Ma question s'adresse à Mme la ministre de la santé, de la jeunesse, des sports et de la vie associative.
Madame la ministre, la récente et vive émotion suscitée par le cas douloureux de Chantal Sébire, qui s'est donné la mort après avoir vu sa demande d'euthanasie rejetée par la justice, relance le débat sur l'accompagnement en fin de vie dans notre pays.
On aurait pourtant pu croire que cette question avait été tranchée par la loi du 22 avril 2005, fruit d'une réflexion longue et approfondie menée par M. Jean Leonetti, et dans laquelle sont posés des principes clairs : interdiction de l'obstination déraisonnable dans la dispense des soins, droit du patient d'interrompre ou de refuser un traitement, accès aux soins palliatifs.
Elle vise, en quelque sorte, à autoriser le « laisser-mourir » dans des conditions décentes. Faut-il, aujourd'hui, aller plus loin, en légalisant « l'aide à mourir » ou le suicide assisté ?
On ne peut, sous le coup de l'émotion, adhérer à un tel projet, et ce pour deux raisons. D'abord, parce que la demande d'euthanasie est, en réalité, bien souvent liée à la peur de la souffrance et de la déchéance, au souci de ne pas peser trop longtemps sur ses proches, au manque de dialogue, parfois. Ensuite, parce que donner la mort ne saurait en aucun cas constituer un projet médical ; ce serait contraire au serment d'Hippocrate et source de dérives possibles.

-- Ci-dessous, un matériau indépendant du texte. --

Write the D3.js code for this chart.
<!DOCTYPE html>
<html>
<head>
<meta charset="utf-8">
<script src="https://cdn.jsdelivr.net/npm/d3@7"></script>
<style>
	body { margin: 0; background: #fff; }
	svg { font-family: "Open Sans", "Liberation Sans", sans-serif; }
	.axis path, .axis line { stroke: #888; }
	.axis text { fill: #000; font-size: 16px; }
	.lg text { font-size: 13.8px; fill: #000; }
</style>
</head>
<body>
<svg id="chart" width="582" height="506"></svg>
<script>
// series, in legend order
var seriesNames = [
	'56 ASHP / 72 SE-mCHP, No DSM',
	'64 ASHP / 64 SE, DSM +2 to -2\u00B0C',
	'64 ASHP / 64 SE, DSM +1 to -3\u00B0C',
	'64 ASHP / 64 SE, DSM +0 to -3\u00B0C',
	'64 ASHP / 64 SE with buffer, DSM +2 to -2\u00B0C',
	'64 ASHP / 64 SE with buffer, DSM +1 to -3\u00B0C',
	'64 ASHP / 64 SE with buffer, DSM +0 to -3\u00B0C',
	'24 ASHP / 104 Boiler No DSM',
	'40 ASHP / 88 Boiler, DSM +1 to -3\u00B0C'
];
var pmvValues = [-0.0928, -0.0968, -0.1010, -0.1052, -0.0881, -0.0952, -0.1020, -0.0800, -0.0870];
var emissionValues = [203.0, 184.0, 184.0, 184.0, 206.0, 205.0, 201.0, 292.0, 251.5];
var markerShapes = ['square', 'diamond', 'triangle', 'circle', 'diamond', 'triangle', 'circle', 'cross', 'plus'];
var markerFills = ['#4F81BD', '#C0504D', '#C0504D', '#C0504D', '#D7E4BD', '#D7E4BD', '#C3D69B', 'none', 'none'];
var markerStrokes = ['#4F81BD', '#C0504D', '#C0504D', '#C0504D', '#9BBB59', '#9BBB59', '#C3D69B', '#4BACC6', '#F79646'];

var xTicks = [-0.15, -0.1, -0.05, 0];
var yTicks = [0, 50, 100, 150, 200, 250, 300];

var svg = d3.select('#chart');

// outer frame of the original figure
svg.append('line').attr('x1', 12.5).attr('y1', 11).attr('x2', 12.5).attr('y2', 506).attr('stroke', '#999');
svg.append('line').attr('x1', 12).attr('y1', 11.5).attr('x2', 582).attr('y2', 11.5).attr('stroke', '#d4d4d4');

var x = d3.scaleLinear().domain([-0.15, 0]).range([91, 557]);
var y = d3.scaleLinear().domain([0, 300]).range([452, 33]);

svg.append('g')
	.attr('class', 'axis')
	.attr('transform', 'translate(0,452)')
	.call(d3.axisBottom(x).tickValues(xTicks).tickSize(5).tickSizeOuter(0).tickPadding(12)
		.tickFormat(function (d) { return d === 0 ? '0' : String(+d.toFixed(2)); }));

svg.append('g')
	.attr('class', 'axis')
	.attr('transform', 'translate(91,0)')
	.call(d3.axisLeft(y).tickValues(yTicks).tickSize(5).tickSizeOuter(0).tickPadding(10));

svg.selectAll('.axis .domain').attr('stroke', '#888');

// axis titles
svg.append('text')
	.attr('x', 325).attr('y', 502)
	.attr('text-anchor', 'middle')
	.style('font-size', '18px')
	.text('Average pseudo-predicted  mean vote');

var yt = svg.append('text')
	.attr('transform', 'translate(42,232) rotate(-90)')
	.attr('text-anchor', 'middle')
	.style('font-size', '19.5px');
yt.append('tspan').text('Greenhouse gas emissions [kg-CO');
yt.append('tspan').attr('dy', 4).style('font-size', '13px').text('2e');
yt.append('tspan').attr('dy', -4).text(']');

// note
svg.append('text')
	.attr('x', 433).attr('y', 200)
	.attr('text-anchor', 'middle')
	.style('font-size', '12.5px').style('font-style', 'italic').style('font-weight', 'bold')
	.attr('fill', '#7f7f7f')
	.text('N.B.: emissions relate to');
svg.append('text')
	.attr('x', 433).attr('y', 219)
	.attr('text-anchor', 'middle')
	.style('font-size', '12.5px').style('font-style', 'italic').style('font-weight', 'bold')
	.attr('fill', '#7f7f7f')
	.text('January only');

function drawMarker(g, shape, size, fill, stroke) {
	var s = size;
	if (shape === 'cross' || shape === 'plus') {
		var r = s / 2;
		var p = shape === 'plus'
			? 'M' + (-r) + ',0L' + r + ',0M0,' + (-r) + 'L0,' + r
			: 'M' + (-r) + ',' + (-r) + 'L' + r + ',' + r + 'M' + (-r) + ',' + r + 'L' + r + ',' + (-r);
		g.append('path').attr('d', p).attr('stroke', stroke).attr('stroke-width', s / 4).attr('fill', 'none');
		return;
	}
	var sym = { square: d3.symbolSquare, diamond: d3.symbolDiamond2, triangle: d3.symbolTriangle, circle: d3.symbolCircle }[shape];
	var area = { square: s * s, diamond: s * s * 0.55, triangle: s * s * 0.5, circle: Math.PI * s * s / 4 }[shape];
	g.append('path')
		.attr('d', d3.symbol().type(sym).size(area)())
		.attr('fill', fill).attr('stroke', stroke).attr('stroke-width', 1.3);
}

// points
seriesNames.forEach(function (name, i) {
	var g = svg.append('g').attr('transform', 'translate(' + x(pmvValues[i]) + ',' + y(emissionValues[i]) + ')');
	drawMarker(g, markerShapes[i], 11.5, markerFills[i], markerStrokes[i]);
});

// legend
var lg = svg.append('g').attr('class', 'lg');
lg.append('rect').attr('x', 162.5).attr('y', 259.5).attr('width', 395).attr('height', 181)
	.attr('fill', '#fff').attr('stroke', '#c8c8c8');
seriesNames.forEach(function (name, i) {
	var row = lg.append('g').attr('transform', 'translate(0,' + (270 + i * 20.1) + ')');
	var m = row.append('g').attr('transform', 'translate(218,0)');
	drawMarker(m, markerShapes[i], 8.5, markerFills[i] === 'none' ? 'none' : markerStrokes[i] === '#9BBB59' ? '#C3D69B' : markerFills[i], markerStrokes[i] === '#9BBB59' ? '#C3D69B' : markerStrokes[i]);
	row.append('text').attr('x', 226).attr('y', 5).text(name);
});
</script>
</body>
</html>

Alors, que faire pour répondre aux situations les plus douloureuses ? Appliquons déjà la loi actuelle et menons une véritable politique de prise en charge de la douleur.

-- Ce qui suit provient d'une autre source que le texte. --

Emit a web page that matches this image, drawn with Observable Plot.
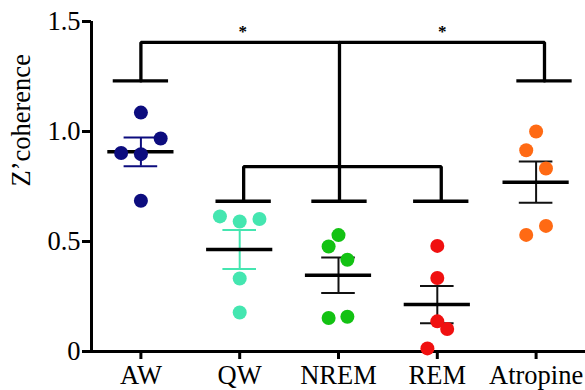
<!DOCTYPE html>
<html>
<head>
<meta charset="utf-8">
<script src="https://cdn.jsdelivr.net/npm/d3@7"></script>
<script src="https://cdn.jsdelivr.net/npm/@observablehq/plot@0.6"></script>
<style>
  html, body { margin: 0; padding: 0; background: #fff; }
  #chart svg { display: block; }
</style>
</head>
<body>
<div id="chart"></div>
<script>
// ---- data ----
const groups = ["AW", "QW", "NREM", "REM", "Atropine"];
const awValues       = [1.086, 0.968, 0.902, 0.897, 0.685];
const qwValues       = [0.614, 0.591, 0.602, 0.332, 0.177];
const nremValues     = [0.529, 0.477, 0.417, 0.152, 0.158];
const remValues      = [0.480, 0.334, 0.137, 0.102, 0.014];
const atropineValues = [1.000, 0.915, 0.832, 0.571, 0.530];
// horizontal scatter offsets of the dots (in category units)
const awJitter       = [0, 0.2, -0.2, 0, 0];
const qwJitter       = [-0.2, 0, 0.2, 0, 0];
const nremJitter     = [0, -0.1, 0.09, -0.1, 0.09];
const remJitter      = [0, 0, 0, 0.1, -0.1];
const atropineJitter = [0, -0.1, 0.1, 0.1, -0.1];
const colors    = ["#0c0c7e", "#44e6b0", "#13c213", "#f01010", "#ff6a14"];
const errColors = ["#0c0c7e", "#44e6b0", "#111111", "#111111", "#111111"];
const yTicks = [0, 0.5, 1.0, 1.5];
const yTickLabels = ["0", "0.5", "1.0", "1.5"];
const yLabel = "Z\u2019coherence";
// significance brackets (data units)
const bracketX = [0, 1.04, 2.01, 3.04, 4.085];
const capY = [1.23, 0.683, 0.683, 0.683, 1.23];
const topY = 1.405, midY = 0.84;
const stars = [{x: 1.03, y: 1.455, t: "*"}, {x: 3.05, y: 1.455, t: "*"}];

const values = [awValues, qwValues, nremValues, remValues, atropineValues];
const jitters = [awJitter, qwJitter, nremJitter, remJitter, atropineJitter];

const points = values.flatMap((vals, i) => vals.map((v, j) => ({i, x: i + jitters[i][j], v, c: colors[i]})));
const stats = values.map((vals, i) => {
  const m = d3.mean(vals);
  const sem = d3.deviation(vals) / Math.sqrt(vals.length);
  return {i, m, lo: m - sem, hi: m + sem, c: errColors[i]};
});

const caps = bracketX.map((x, i) => ({x1: x - 0.28, x2: x + 0.28, y: capY[i]}));
const paths = [
  [[bracketX[0], capY[0]], [bracketX[0], topY], [bracketX[4], topY], [bracketX[4], capY[4]]],
  [[bracketX[1], capY[1]], [bracketX[1], midY], [bracketX[3], midY], [bracketX[3], capY[3]]],
  [[bracketX[2], capY[2]], [bracketX[2], topY]]
].flatMap((p, k) => p.map(([x, y]) => ({k, x, y})));

const FONT = "'Liberation Serif', 'Times New Roman', serif";

const chart = Plot.plot({
  width: 585,
  height: 390,
  marginLeft: 91,
  marginRight: 0,
  marginTop: 21,
  marginBottom: 39,
  style: {fontFamily: FONT, background: "#fff", color: "#000"},
  x: {domain: [-0.5, 4.5], axis: null},
  y: {domain: [0, 1.5], axis: null},
  marks: [
    // axes
    Plot.ruleY([0], {x1: -0.5, x2: 4.5, insetLeft: -9, stroke: "#000", strokeWidth: 3}),
    Plot.ruleX([-0.5], {y1: 0, y2: 1.5, stroke: "#000", strokeWidth: 3}),
    Plot.axisY({ticks: yTicks, tickFormat: (d, k) => yTickLabels[k], tickSize: 9, tickPadding: 2,
      fontSize: 26.5, strokeWidth: 3, label: null}),
    Plot.axisX({ticks: d3.range(groups.length), tickFormat: d => groups[d], tickSize: 8, tickPadding: 6,
      fontSize: 26.5, strokeWidth: 3, label: null}),
    Plot.text([yLabel], {frameAnchor: "left", dx: -70, rotate: -90, fontSize: 26.5, fill: "#000"}),
    // brackets
    Plot.line(paths, {x: "x", y: "y", z: "k", stroke: "#000", strokeWidth: 3.3, strokeLinejoin: "miter", curve: "linear"}),
    Plot.ruleY(caps, {x1: "x1", x2: "x2", y: "y", stroke: "#000", strokeWidth: 3.3}),
    Plot.text(stars, {x: "x", y: "y", text: "t", fontSize: 17, fontWeight: "bold", fill: "#000"}),
    // mean and SEM
    Plot.ruleX(stats, {x: "i", y1: "lo", y2: "hi", stroke: "c", strokeWidth: 2}),
    Plot.ruleY(stats, {x1: d => d.i - 0.17, x2: d => d.i + 0.17, y: "lo", stroke: "c", strokeWidth: 2}),
    Plot.ruleY(stats, {x1: d => d.i - 0.17, x2: d => d.i + 0.17, y: "hi", stroke: "c", strokeWidth: 2}),
    Plot.ruleY(stats, {x1: d => d.i - 0.335, x2: d => d.i + 0.335, y: "m", stroke: "#000", strokeWidth: 3.5}),
    // individual points
    Plot.dot(points, {x: "x", y: "v", r: 7, fill: "c", stroke: "none"})
  ]
});
document.getElementById("chart").appendChild(chart);
</script>
</body>
</html>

En effet, qu'en est-il aujourd'hui ?
La psychologue Marie de Hennezel, auteur d'un rapport sur l'état des soins palliatifs en France qui vous a été remis à la fin de 2007, madame la ministre, dresse un constat sévère : inégalités profondes dans l'accès aux soins palliatifs, hétérogénéité des pratiques, insuffisance de moyens, sous-effectifs et, surtout, déficit d'information. Selon elle, les possibilités ouvertes par la loi Leonetti sont, en particulier, mal connues et incomprises.
Finalement, la tentation de répondre au voeu de mort par un geste létal est révélatrice d'un défaut de formation et d'une solitude des soignants. Que comptez-vous faire pour remédier à cette situation, au-delà de la mission que vous avez confiée à M. Jean Leonetti ?

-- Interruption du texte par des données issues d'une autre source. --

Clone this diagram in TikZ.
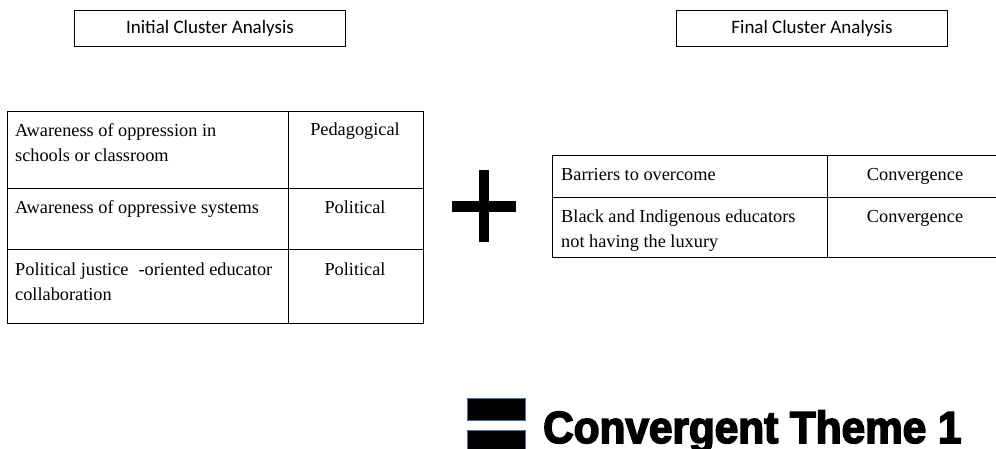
\documentclass[tikz,border=0pt]{standalone}
\usepackage{fontspec}
\setmainfont{Liberation Serif}
\newfontfamily\labelfont{Carlito}
\newfontfamily\themefont[FakeBold=3.5,FakeStretch=0.94]{Liberation Sans Bold}
\definecolor{baredge}{HTML}{41719C}

\tikzset{
  headbox/.style={draw, line width=1pt, minimum width=271pt, minimum height=36pt,
    inner sep=0pt, anchor=north west, font=\labelfont\fontsize{19}{22}\selectfont},
  cell/.style={draw, line width=1pt, inner sep=0pt, anchor=north west},
  celltext/.style={inner sep=0pt, align=left, font=\fontsize{18.3}{25}\selectfont},
  sign/.style={fill=black, draw=none},
  signbar/.style={fill=black, draw=baredge, line width=0.6pt},
}

\begin{document}
\begin{tikzpicture}[x=1pt, y=-1pt]
  \useasboundingbox (0,0) rectangle (996,448);
  \clip (0,0) rectangle (996,448);

  % headings
  \node[headbox] (initial) at (74,10) {Initial Cluster Analysis};
  \node[headbox] (final) at (676,10) {Final Cluster Analysis};

  % initial clusters table
  \node[cell, minimum width=281pt, minimum height=77pt] (a1) at (7,111) {};
  \node[cell, minimum width=135pt, minimum height=77pt] (b1) at (288,111) {};
  \node[cell, minimum width=281pt, minimum height=61pt] (a2) at (7,188) {};
  \node[cell, minimum width=135pt, minimum height=61pt] (b2) at (288,188) {};
  \node[cell, minimum width=281pt, minimum height=74pt] (a3) at (7,249) {};
  \node[cell, minimum width=135pt, minimum height=74pt] (b3) at (288,249) {};

  % two-line texts are placed by the baseline of their last line
  \node[celltext, anchor=base west] (ta1) at (15,161) {Awareness of oppression in\\schools or classroom};
  \node[celltext, anchor=base] (tb1) at (355,135) {Pedagogical};
  \node[celltext, anchor=base west] (ta2) at (15,213) {Awareness of oppressive systems};
  \node[celltext, anchor=base] (tb2) at (355,213) {Political};
  \node[celltext, anchor=base west] (ta3) at (15,300) {Political justice\hspace{0.55em}-oriented educator\\collaboration};
  \node[celltext, anchor=base] (tb3) at (355,275) {Political};

  % plus sign
  \fill[sign] (452,201) rectangle (516,212);
  \fill[sign] (479,170) rectangle (489,242);

  % final clusters table
  \node[cell, minimum width=275pt, minimum height=42pt] (c1) at (552,155) {};
  \node[cell, minimum width=180pt, minimum height=42pt] (d1) at (827,155) {};
  \node[cell, minimum width=275pt, minimum height=60pt] (c2) at (552,197) {};
  \node[cell, minimum width=180pt, minimum height=60pt] (d2) at (827,197) {};

  \node[celltext, anchor=base west] (tc1) at (561,180) {Barriers to overcome};
  \node[celltext, anchor=base] (td1) at (915,180) {Convergence};
  \node[celltext, anchor=base west] (tc2) at (561,247) {Black and Indigenous educators\\not having the luxury};
  \node[celltext, anchor=base] (td2) at (915,222) {Convergence};

  % equals sign and result
  \filldraw[signbar] (467,398) rectangle (525,420);
  \filldraw[signbar] (467,430) rectangle (525,452);
  \node[inner sep=0pt, anchor=base west, font=\themefont\fontsize{45}{50}\selectfont]
    (theme) at (543,443) {Convergent Theme 1};
\end{tikzpicture}
\end{document}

Il restera toujours des cas de détresse, ceux de malades dont l'espérance de vie n'est pas menacée, et auxquels il sera difficile de répondre.
Cependant, ce n'est pas une loi sur l'euthanasie qui amendera les consciences. En revanche, on peut craindre qu'elle ne vienne freiner les efforts des soignants pour améliorer leur pratique, pour la penser, pour inventer une manière d'être humble et humaine auprès de ceux qu'on ne peut plus guérir.